Of which thing I do not doubt what follows is to be understood,
"And will divide Israel in twain," to wit, into Israel pertaining
to the bond woman, and Israel pertaining to the free. For these two
kinds were at first together, as Abraham still clave to the bond
woman, until the barren, made fruitful by the grace of God, cried,
"Cast out the bond woman and her son." We know, indeed, that on
account of the sin of Solomon, in the reign of his son Rehoboam,
Israel was divided in two, and continued so, the separate parts
having their own kings, until that whole nation was overthrown with a
great destruction, and carried away by the Chaldeans. But what was
this to Saul, when, if any such thing was threatened, it would be
threatened against David himself, whose son Solomon was? Finally,
the Hebrew nation is not now divided internally, but is dispersed
through the earth indiscriminately, in the fellowship of the same
error. But that division with which God threatened the kingdom and
people in the person of Saul, who represented them, is shown to be
eternal and unchangeable by this which is added, "And He will not be
changed, neither will He repent: for He is not as a man, that He
should repent; who threatens and does not persist,", that is, a man
threatens and does not persist, but not God, who does not repent like
man. For when we read that FIe repents, a change of circumstance is
meant, flowing from the divine immutable foreknowledge. Therefore,
when God is said not to repent, it is to be understood that He does
not change.
We see that this sentence concerning this division of the people of
Israel, divinely uttered in these words, has been altogether
irremediable and quite perpetual. For whoever have turned, or are
turning, or shall turn thence to Christ, it has been according to the
foreknowledge of God, not according to the one and the same nature of
the human race. Certainly none of the Israelites, who, cleaving to
Christ, have continued in Him, shall ever be among those Israelites
who persist in being His enemies even to the end of this life, but
shall for ever remain in the separation which is here foretold. For
the Old Testament, from the Mount Sinai, which gendereth to
bondage, profiteth nothing, unless because it bears witness to the
New Testament. Otherwise, however long Moses is read, the veil is
put over their heart; but when any one shall turn thence to Christ,
the veil shall be taken away. For the very desire of those who turn is
changed from the old to the new, so that each no longer desires to
obtain carnal but spiritual felicity. Wherefore that great, prophet
Samuel himself, before he had anointed Saul, when he had cried to
the Lord for Israel, and He had heard him, and when he had offered
a whole burnt-offering, as the aliens were coming to battle against
the people of God, and the Lord thundered above them and they were
confused, and fell before Israel and were overcome; [then] he took
one stone and set it up between the old and new Massephat [Mizpeh],
and called its name Ebenezer, which means "the stone of the
helper," and said, "Hitherto hath the Lord helped us."

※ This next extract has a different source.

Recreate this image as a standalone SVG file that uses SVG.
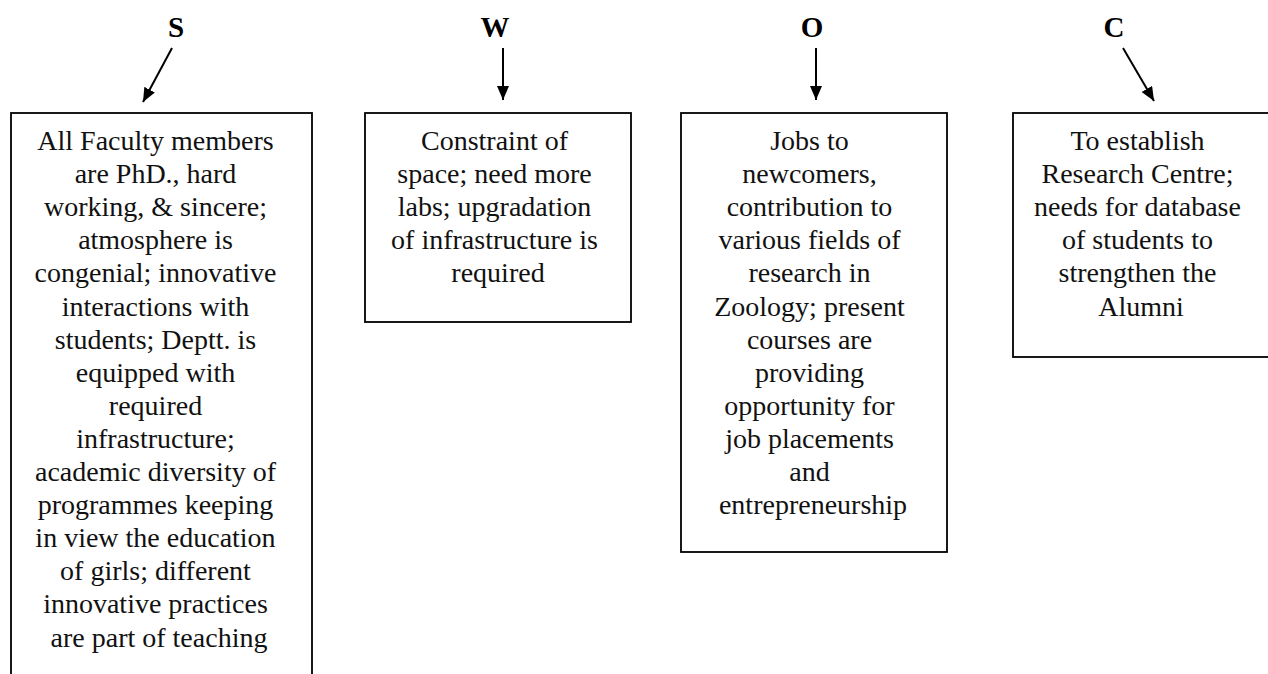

Massephat is interpreted "desire." That stone of the helper is the
mediation of the Saviour, by which we go from the old Massephat to
the new, that is, from the desire with which carnal happiness was
expected in the carnal kingdom to the desire with which the truest
spiritual happiness is expected in the kingdom of heaven; and since
nothing is better than that, the Lord helpeth us hitherto.